Posted on May 4th, 2010

Last week I experienced the ultimate “dance” that exists between athletics and academics.  We were not finished welcoming home the ODAC Champion softball team when we realized we had a major problem.  Three seniors on the team were scheduled to leave May 4 or 5 on their three week cross cultural experience, a requirement for graduation.  Two were headed to China and one to Morocco.

We would always like to avoid putting students in these situations – needing to choose between two very good things, both once-in-a-lifetime type events.  And we are often quick to take sides with comments like, “you can’t let your team down by not playing in the NCAA Tournament”, or “you can’t afford to lose the money invested in the cross cultural and delay graduation”.  We also are too quick to trying to place a value on each one and figure out which one is more of a once-in-a-lifetime event.

There are many stakeholders in this situation, including the students, parents, coaches, cross cultural leaders, administrators and teammates.  Time is of the essence.  And people solve problems in very different ways.  So who takes the lead?  Who resorts to “power plays”?  What posturing is going on?  How dow e frame the questions and find the solutions.

There is always an interesting “dance” between academics and athletics in every educational situation.  And it has been my experience that no matter the situation, athletics will nearly always appear to “get it’s way”.  For example if the high school baseball game is postponed on Tuesday due to weather, league rules will often dictate the re-scheduling process and if it is played on Wednesday and that was the day for band practice, the baseball players will probably miss band practice.  Very rarely is an athletic event canceled for another school event.
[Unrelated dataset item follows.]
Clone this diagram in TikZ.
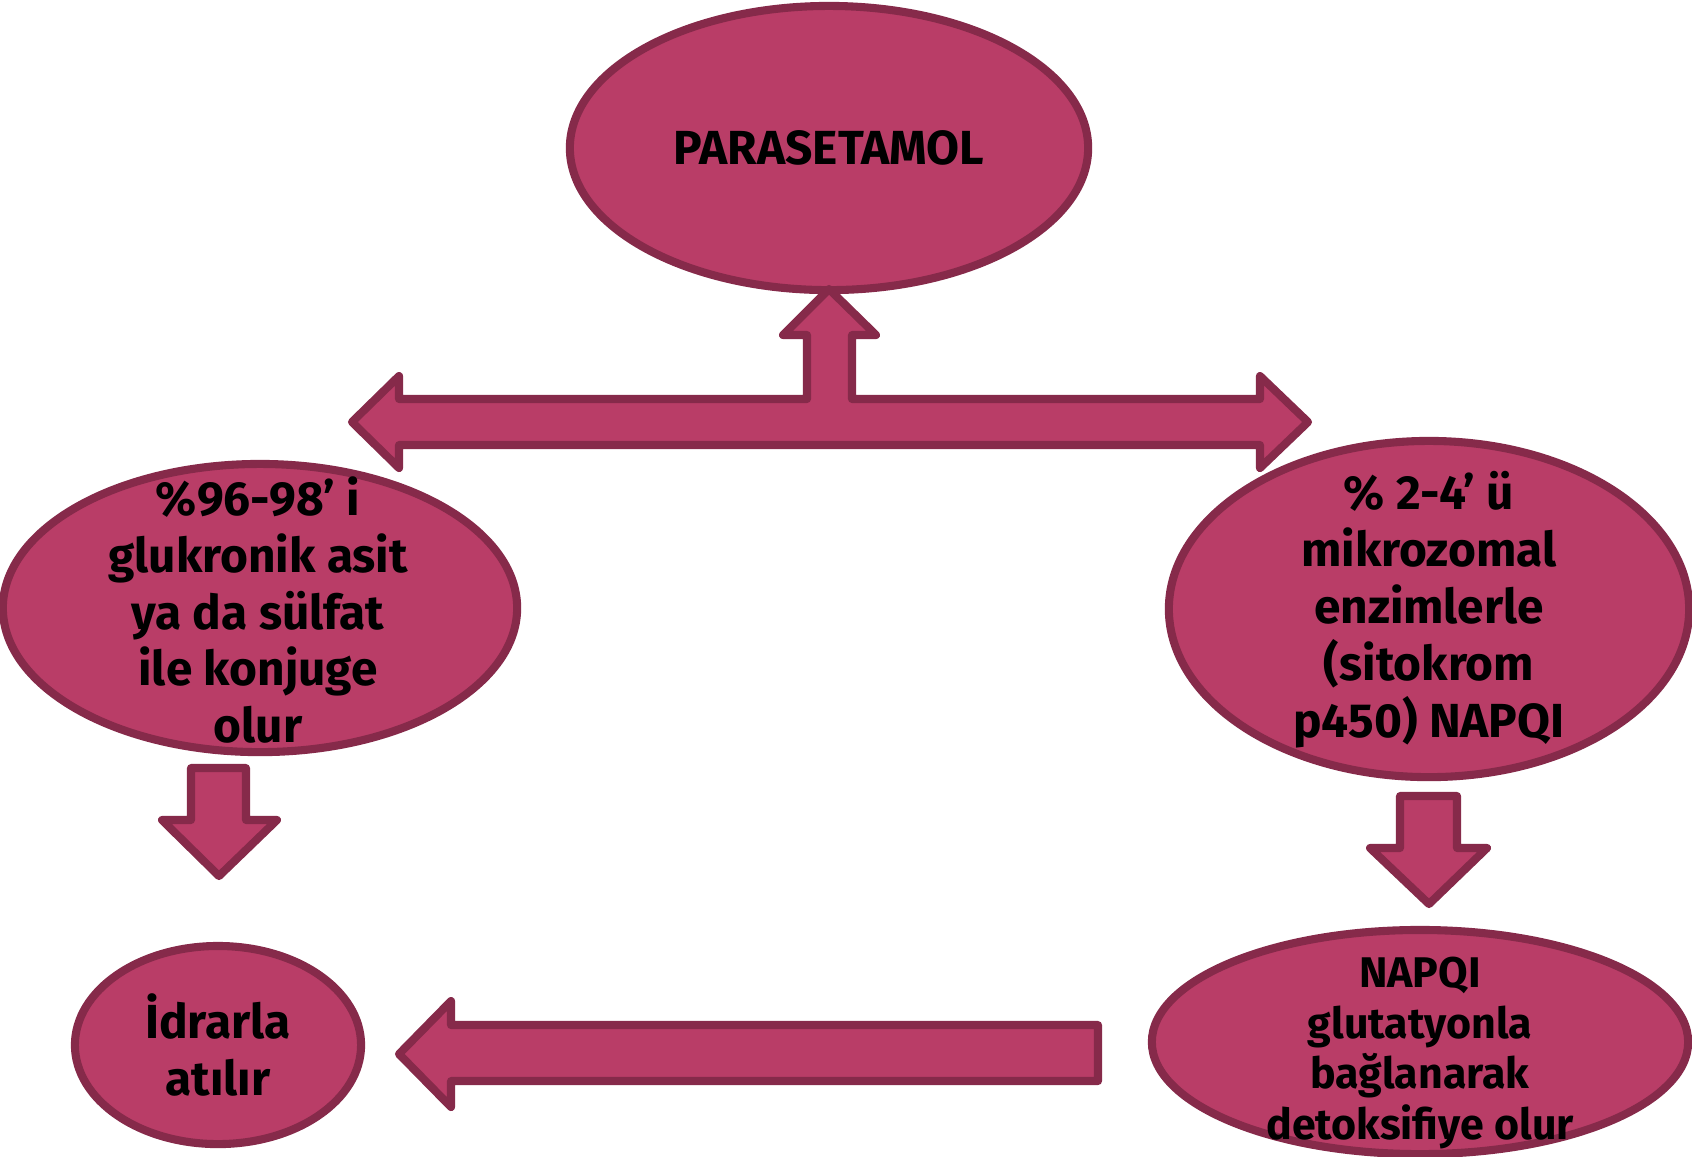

Sports results are published daily, fine arts and academic events rarely get publicity.  Furthermore, participating in the NCAA Tournament has the potential for positive impact on the university as a whole.  Athletes are playing not only for themselves but for their school.  That doesn’t make it more important, but does add an interesting dimension to the discussions.

Unfortunately the discussions are often laced with “who’s more important” language.  What is ultimately important in life.  But those conversations are rarely helpful, but rather hurtful.  Both academic and athletic experiences have lasting life value for the students and students shouldn’t have to make decisions between academic and athletic pursuits.  We need to find the win-win situations.  I am grateful for those I work with at EMU in athletics and academics.  While we may have approached the problem solving differently, we were able to come up with the win-win situation we sought.

Coaches and athletic administrators need to work closely with professors and school administrators to avoid these situations, but when they occur, work diligently together for solutions.  We have to see the value in each others activities.  I’m happy to report that not only did we solve this delicate situation, but we are working on plans to avoid this in the future.

Athletics cannot stand alone – apart from academics.  Neither can academics stand alone – apart from athletics.  Both have their place in the lives of both the students and the university.  Silo building is easy but almost always hurts students.  Collaboration benefits the students and is a valuable skill to take from the college experience.  I have learned a lot.  I’m sure the students have learned a lot.  And hopefully all of us will be better for the experience. I’m confident that the next time any of us find ourselves between the proverbial “rock and a hard place”  the experiences of this past week will serve us well in navigating our way through that tough situation.  Oh the joys of athletic administration!